You should always ensure that you know the cause of the fire before you attempt to put it out.

If possible, it is best to leave this bit to the firefighters as they have had extensive training in identifying the cause of the fire and how to extinguish it. 

However, if you see a person that is on fire then there are ways that you can help them. 

What Should You Do If Someone Is On Fire

Helping A Person On Fire 

You don’t need to be involved in a large-scale fire to find that your clothes have caught fire.

This could happen in a kitchen accident or in any situation where you are wearing flammable clothing and you come into contact with a spark or any kind of igniter fluid.

Campfire accidents, firework accidents, cigarette accidents and many more circumstances can easily cause you to catch fire. 

The faster you are able to react, the better the outcome will be. If you can put out the fire quickly then you can mitigate the injuries. 

Stop, Drop And Roll 

The quickest way to extinguish a fire that is on a person, usually when their clothes have caught fire, is to use the ‘stop, drop and roll’ method.

This is a simple thing to remember that could save your life, or the life of someone else. 

First, you need to make sure that the person on fire, whether it is you or someone else, stops moving.

Running around in blind panic will fan the flames and can accelerate the fire. If you see someone on fire, try and get their attention and get them to stop moving. 

Next, they need to drop to the floor and lie in a prone position. It is a good idea to use your hands to cover your face at this point to protect it from the flames.

Try to communicate this to the person on fire, or demonstrate it with your hands. 

The final step is to roll over until the flames are completely extinguished.
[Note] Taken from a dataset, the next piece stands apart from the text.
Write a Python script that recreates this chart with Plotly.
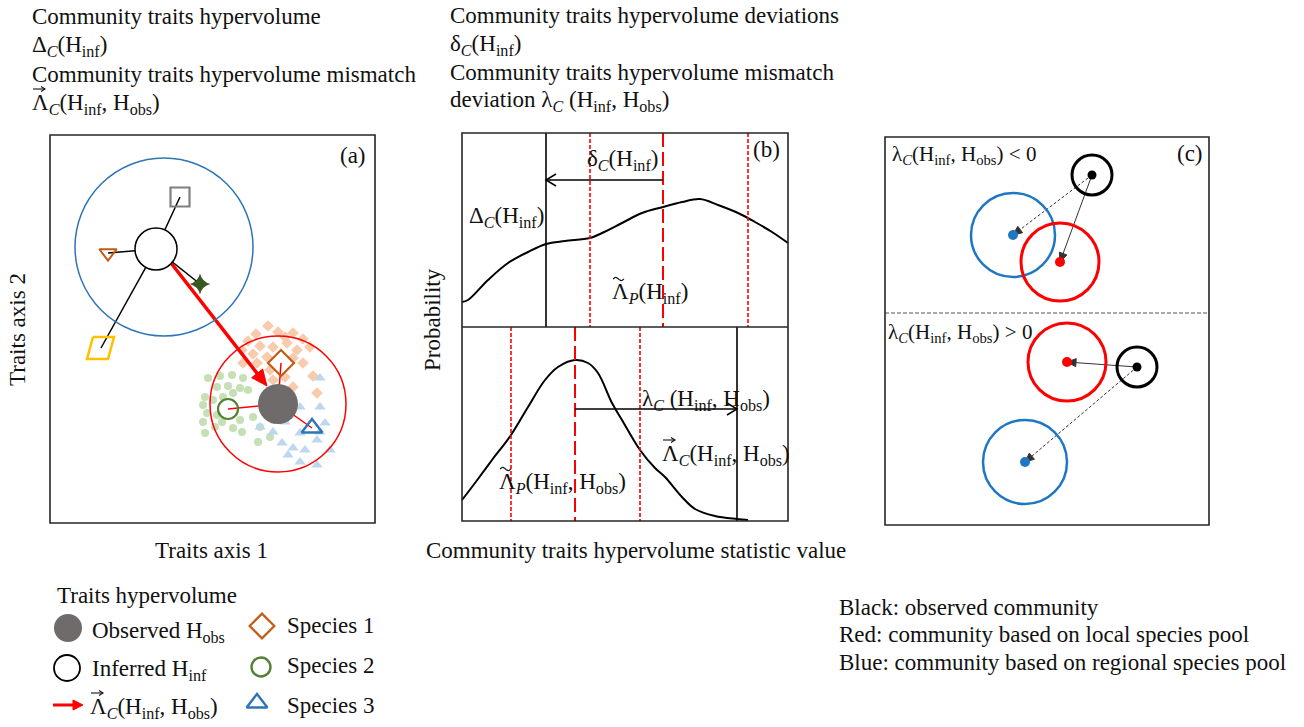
import numpy as np
import plotly.graph_objects as go

W, H = 1304, 727
FONT = "Liberation Serif"
BLUE = "#2e75b6"
RED = "#ff0000"
GRAY = "#6f6b6b"

# ---------------- panel frames (diagram units) ----------------
box_a = [50, 135, 375, 523]
box_b = [462, 133, 788, 521]
b_split = 327
box_c = [885, 137, 1209, 525]
c_split = 313

# ---------------- panel (a): trait space ----------------
regional_circle = dict(cx=164, cy=247, r=89)
local_circle = dict(cx=278, cy=404, r=68)
inferred = dict(cx=156, cy=249, r=21)
observed = dict(cx=278, cy=404, r=20)

# species of the regional pool linked to the inferred hypervolume
pool_sq = (180, 197)
pool_tri = (108, 253)
pool_star = (200, 284)
pool_para = (101, 348)
para_dx = [-8, 13, 7, -14, -8]
para_dy = [-11, -11, 11, 11, -11]

# local species and their individuals
sp1 = (281, 363)
sp2 = (228, 409)
sp3 = (312, 428)
sp1_x = [268, 278, 293, 256, 285, 303, 248, 260, 273, 287, 297, 310, 242, 253, 267, 293, 303, 313,
         243, 257, 270, 293, 317, 273, 285]
sp1_y = [326, 332, 333, 334, 337, 339, 341, 346, 347, 343, 350, 347, 350, 354, 357, 358, 363, 376,
         363, 363, 370, 387, 393, 380, 377]
sp2_x = [208, 220, 232, 243, 217, 228, 240, 248, 205, 203, 213, 223, 233, 207, 217, 203, 222, 240,
         253, 205, 215, 233, 242, 258, 270, 260, 273]
sp2_y = [378, 376, 375, 378, 387, 386, 388, 390, 397, 405, 400, 397, 393, 413, 415, 422, 422, 420,
         417, 433, 427, 428, 432, 442, 437, 427, 420]
sp3_x = [320, 300, 320, 325, 260, 273, 285, 300, 282, 293, 305, 317, 330, 288, 300, 317, 320]
sp3_y = [378, 407, 407, 423, 427, 432, 422, 433, 443, 448, 450, 440, 450, 455, 462, 465, 432]

mismatch_arrow = [(171, 263), (267, 386)]

# ---------------- panel (b): null distributions ----------------
top_x = [462, 468, 488, 508, 528, 546, 565, 590, 602, 622, 642, 663, 682, 700, 718, 738, 755, 772, 788]
top_y = [302, 300, 280, 263, 252, 244, 241, 238, 233, 223, 213, 207, 202, 199, 205, 213, 222, 232, 243]
bot_x = [462, 475, 492, 511, 528, 545, 558, 575, 588, 598, 612, 622, 640, 655, 665, 682, 695, 715, 737, 748]
bot_y = [500, 483, 460, 435, 407, 380, 367, 360, 363, 373, 403, 420, 450, 468, 477, 497, 509, 516, 519, 520]

top_obs_x = 546
top_quant_x = [590, 748]
top_mean_x = 663
bot_obs_x = 737
bot_quant_x = [511, 640]
bot_mean_x = 575
delta_arrow_y = 180
lambda_arrow_y = 409

# ---------------- panel (c): pool comparisons ----------------
c_obs = [(1092, 175), (1137, 367)]
c_local = [(1060, 262), (1067, 362)]
c_regional = [(1013, 235), (1025, 462)]
c_obs_r, c_local_r, c_reg_r = 20, 39, 42

# ---------------- legend ----------------
leg_obs = (68, 628)
leg_inf = (67, 668)
leg_arrow = [(53, 705), (83, 705)]
leg_sp = [(262, 626), (261, 667), (257, 703)]

fig = go.Figure()
shapes = []


def circle(cx, cy, r, color, width, fill="rgba(0,0,0,0)"):
    shapes.append(dict(type="circle", xref="x", yref="y", x0=cx - r, x1=cx + r, y0=cy - r, y1=cy + r,
                       line=dict(color=color, width=width), fillcolor=fill, layer="above"))


def rect(b, width=1.6):
    shapes.append(dict(type="rect", xref="x", yref="y", x0=b[0], y0=b[1], x1=b[2], y1=b[3],
                       line=dict(color="#262626", width=width), layer="above"))


def seg(x0, y0, x1, y1, color, width, dash="solid"):
    fig.add_trace(go.Scatter(x=[x0, x1], y=[y0, y1], mode="lines",
                             line=dict(color=color, width=width, dash=dash),
                             hoverinfo="skip", showlegend=False))


def arrow(x0, y0, x1, y1, color, width, dash="solid", head="filled", hl=10, hw=5):
    dx, dy = x1 - x0, y1 - y0
    L = np.hypot(dx, dy)
    ux, uy = dx / L, dy / L
    px, py = -uy, ux
    bx, by = x1 - ux * hl, y1 - uy * hl
    if head == "open":
        seg(x0, y0, x1, y1, color, width, dash)
        fig.add_trace(go.Scatter(x=[bx + px * hw, x1, bx - px * hw], y=[by + py * hw, y1, by - py * hw],
                                 mode="lines", line=dict(color=color, width=width),
                                 hoverinfo="skip", showlegend=False))
    else:
        seg(x0, y0, bx + ux * 2, by + uy * 2, color, width, dash)
        fig.add_trace(go.Scatter(x=[bx + px * hw, x1, bx - px * hw, bx + px * hw],
                                 y=[by + py * hw, y1, by - py * hw, by + py * hw],
                                 mode="lines", fill="toself", fillcolor=color,
                                 line=dict(color=color, width=1),
                                 hoverinfo="skip", showlegend=False))


def pts(x, y, symbol, color, size, lw=0, lcolor=None):
    fig.add_trace(go.Scatter(x=x, y=y, mode="markers",
                             marker=dict(symbol=symbol, color=color, size=size,
                                         line=dict(width=lw, color=lcolor or color)),
                             hoverinfo="skip", showlegend=False))


# ---- panel (a) ----
pts(sp1_x, sp1_y, "diamond", "#f8cbad", 9)
pts(sp2_x, sp2_y, "circle", "#c5e0b4", 8)
pts(sp3_x, sp3_y, "triangle-up", "#bdd7ee", 10)

for p in [pool_sq, pool_tri, pool_star, pool_para]:
    seg(inferred["cx"], inferred["cy"], p[0], p[1], "black", 1.5)
for p in [sp1, sp2, sp3]:
    seg(observed["cx"], observed["cy"], p[0], p[1], RED, 1.5)

pts([pool_sq[0]], [pool_sq[1]], "square-open", "#7f7f7f", 19, 2.2)
pts([pool_tri[0]], [pool_tri[1]], "triangle-down-open", "#c55a11", 15, 2)
pts([pool_star[0]], [pool_star[1]], "star-diamond", "#385723", 15, 0)
fig.add_trace(go.Scatter(x=[pool_para[0] + d for d in para_dx], y=[pool_para[1] + d for d in para_dy],
                         mode="lines", line=dict(color="#ffc000", width=2.5),
                         hoverinfo="skip", showlegend=False))
pts([sp1[0]], [sp1[1]], "diamond-open", "#c55a11", 20, 2.2)
pts([sp2[0]], [sp2[1]], "circle-open", "#548235", 20, 2.2)
pts([sp3[0]], [sp3[1]], "triangle-up-open", BLUE, 18, 2.4)

arrow(*mismatch_arrow[0], *mismatch_arrow[1], RED, 3.5, hl=16, hw=7)

circle(regional_circle["cx"], regional_circle["cy"], regional_circle["r"], BLUE, 1.5)
circle(local_circle["cx"], local_circle["cy"], local_circle["r"], RED, 1.5)
circle(inferred["cx"], inferred["cy"], inferred["r"], "black", 1.5, "white")
circle(observed["cx"], observed["cy"], observed["r"], GRAY, 0, GRAY)

# ---- panel (b) ----
fig.add_trace(go.Scatter(x=top_x, y=top_y, mode="lines", line=dict(color="black", width=2, shape="spline"),
                         hoverinfo="skip", showlegend=False))
fig.add_trace(go.Scatter(x=bot_x, y=bot_y, mode="lines", line=dict(color="black", width=2, shape="spline"),
                         hoverinfo="skip", showlegend=False))
for xq in top_quant_x:
    seg(xq, box_b[1], xq, b_split, RED, 1.6, "4px,2px")
seg(top_mean_x, box_b[1], top_mean_x, b_split, RED, 2, "14px,5px")
for xq in bot_quant_x:
    seg(xq, b_split, xq, box_b[3], RED, 1.6, "4px,2px")
seg(bot_mean_x, b_split, bot_mean_x, box_b[3], RED, 2, "14px,5px")
seg(top_obs_x, box_b[1], top_obs_x, b_split, "black", 1.6)
seg(bot_obs_x, b_split, bot_obs_x, box_b[3], "black", 1.6)
arrow(top_mean_x, delta_arrow_y, top_obs_x, delta_arrow_y, "black", 1.5, head="open", hl=10, hw=6)
arrow(bot_mean_x, lambda_arrow_y, bot_obs_x, lambda_arrow_y, "black", 1.5, head="open", hl=10, hw=6)
shapes.append(dict(type="line", xref="x", yref="y", x0=box_b[0], x1=box_b[2], y0=b_split, y1=b_split,
                   line=dict(color="#262626", width=1.6), layer="above"))

# ---- panel (c) ----
for i in range(2):
    o, lo, rg = c_obs[i], c_local[i], c_regional[i]
    arrow(o[0], o[1], rg[0], rg[1], "#333333", 1, dash="3px,2px", hl=9, hw=4)
    arrow(o[0], o[1], lo[0], lo[1], "#333333", 1, hl=9, hw=4)
    circle(rg[0], rg[1], c_reg_r, "#1f77c4", 2.5)
    circle(lo[0], lo[1], c_local_r, RED, 3)
    circle(o[0], o[1], c_obs_r, "black", 3)
    pts([o[0]], [o[1]], "circle", "black", 9)
    pts([lo[0]], [lo[1]], "circle", RED, 10)
    pts([rg[0]], [rg[1]], "circle", "#1f77c4", 10)
shapes.append(dict(type="line", xref="x", yref="y", x0=box_c[0], x1=box_c[2], y0=c_split, y1=c_split,
                   line=dict(color="#555555", width=1.2, dash="4px,2px"), layer="above"))

for b in [box_a, box_b, box_c]:
    rect(b)

# ---- legend ----
circle(leg_obs[0], leg_obs[1], 14, GRAY, 0, GRAY)
circle(leg_inf[0], leg_inf[1], 13, "black", 1.8, "white")
arrow(*leg_arrow[0], *leg_arrow[1], RED, 3, hl=10, hw=5)
pts([leg_sp[0][0]], [leg_sp[0][1]], "diamond-open", "#c55a11", 19, 2.2)
pts([leg_sp[1][0]], [leg_sp[1][1]], "circle-open", "#548235", 19, 2.4)
pts([leg_sp[2][0]], [leg_sp[2][1]], "triangle-up-open", BLUE, 18, 2.4)

# ---------------- text ----------------
FS = 23
sub = lambda s: f"<sub>{s}</sub>"
C = sub("<i>C</i>")
P = sub("<i>P</i>")
HINF = "H" + sub("inf")
HOBS = "H" + sub("obs")

# (x, y, text, anchor, size, angle, accent over the leading Λ)
texts = [
    (30, 16, "Community traits hypervolume", "left", FS, 0, None),
    (30, 46, f"Δ{C}({HINF})", "left", FS, 0, None),
    (30, 74, "Community traits hypervolume mismatch", "left", FS, 0, None),
    (30, 104, f"Λ{C}({HINF}, {HOBS})", "left", FS, 0, "vec"),
    (448, 15, "Community traits hypervolume deviations", "left", FS, 0, None),
    (448, 45, f"δ{C}({HINF})", "left", FS, 0, None),
    (448, 72, "Community traits hypervolume mismatch", "left", FS, 0, None),
    (448, 101, f"deviation λ{C} ({HINF}, {HOBS})", "left", FS, 0, None),
    (353, 155, "(a)", "center", FS, 0, None),
    (766, 149, "(b)", "center", FS, 0, None),
    (1190, 153, "(c)", "center", FS, 0, None),
    (211, 550, "Traits axis 1", "center", FS, 0, None),
    (17, 330, "Traits axis 2", "center", FS, -90, None),
    (432, 320, "Probability", "center", FS, -90, None),
    (636, 550, "Community traits hypervolume statistic value", "center", FS, 0, None),
    (622, 160, f"δ{C}({HINF})", "center", FS, 0, None),
    (467, 217, f"Δ{C}({HINF})", "left", FS, 0, None),
    (610, 293, f"Λ{P}({HINF})", "left", FS, 0, "tilde"),
    (640, 400, f"λ{C} ({HINF}, {HOBS})", "left", FS, 0, None),
    (660, 455, f"Λ{C}({HINF}, {HOBS})", "left", FS, 0, "vec"),
    (497, 483, f"Λ{P}({HINF}, {HOBS})", "left", FS, 0, "tilde"),
    (890, 155, f"λ{C}({HINF}, {HOBS}) &lt; 0", "left", 21, 0, None),
    (886, 333, f"λ{C}({HINF}, {HOBS}) &gt; 0", "left", 21, 0, None),
    (55, 595, "Traits hypervolume", "left", FS, 0, None),
    (90, 632, f"Observed {HOBS}", "left", FS, 0, None),
    (90, 670, f"Inferred {HINF}", "left", FS, 0, None),
    (88, 708, f"Λ{C}({HINF}, {HOBS})", "left", FS, 0, "vec"),
    (285, 625, "Species 1", "left", FS, 0, None),
    (285, 665, "Species 2", "left", FS, 0, None),
    (285, 705, "Species 3", "left", FS, 0, None),
    (837, 607, "Black: observed community", "left", FS, 0, None),
    (837, 634, "Red: community based on local species pool", "left", FS, 0, None),
    (837, 662, "Blue: community based on regional species pool", "left", FS, 0, None),
]
annotations = []
for x, y, t, a, s, ang, acc in texts:
    annotations.append(dict(x=x, y=y, xref="x", yref="y", text=t, showarrow=False, xanchor=a,
                            yanchor="middle", textangle=ang,
                            font=dict(family=FONT, size=s, color="#111111")))
    # accents over Λ are drawn as small strokes
    if acc == "vec":
        arrow(x + 3, y - 15, x + 15, y - 15, "#111111", 1.1, head="open", hl=4, hw=2.5)
    elif acc == "tilde":
        tx = np.linspace(x + 3, x + 14, 12)
        ty = y - 14 - 1.6 * np.sin((tx - tx[0]) / (tx[-1] - tx[0]) * 2 * np.pi)
        fig.add_trace(go.Scatter(x=tx, y=ty, mode="lines", line=dict(color="#111111", width=1.1),
                                 hoverinfo="skip", showlegend=False))

fig.update_layout(
    width=W, height=H, margin=dict(l=0, r=0, t=0, b=0),
    paper_bgcolor="white", plot_bgcolor="white",
    xaxis=dict(range=[0, W], visible=False, fixedrange=True),
    yaxis=dict(range=[H, 0], visible=False, fixedrange=True),
    shapes=shapes, annotations=annotations, showlegend=False,
)
fig.write_html("out.html")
Make sure that the person rolls onto the back and their front to get all of the flames, and that this is repeated for as long as is necessary.

If they stop rolling before all of the flames are gone, then the fire can spread quickly over their clothes again. 

Once the fire is out, you can assess the burn injuries. It is likely that they will need medical attention, so you should call an ambulance.

Burn injuries can be very serious and in some cases they can be life threatening even if the victim has not lost consciousness immediately.

It is also possible that the person on fire could have inhaled smoke, which is dangerous and should be checked over by a medical professional. 

Wet Material 

There are some scenarios where the ‘stop, drop and roll’ method is not suitable. You might not be able to explain the method if the person on fire is panicking. It is also possible that the person on fire could be unconscious. 

In these scenarios, it is best to find a large piece of heavy material like a thick blanket or a coat. If you can, soak it in water.

Throw it over the person on fire. It will remove the oxygen from the fire, and if the material is wet it will also remove some of the heat. 

Remember that water conducts electricity, so if the fire was electrical then ensure that you are not near the source of the fire or any open electric sparks. 

Things To Remember 

While it is good to help someone out if you can, you need to remember that safety comes first.

If you try to help and end up endangering yourself, this makes it much more difficult for the emergency services to do their job when they get to the scene.

If you cannot help safely, stay out of the way and make sure that the emergency services are on their way. 

Sometimes you might have the best intentions of helping, but you are actually getting in the way.

Once the emergency services arrive make sure that you stay clear of the area so that they can get on with their job. 


Acting quickly in the event of a fire can save lives and minimize injuries. Remember to stay safe and to think of the fire triangle.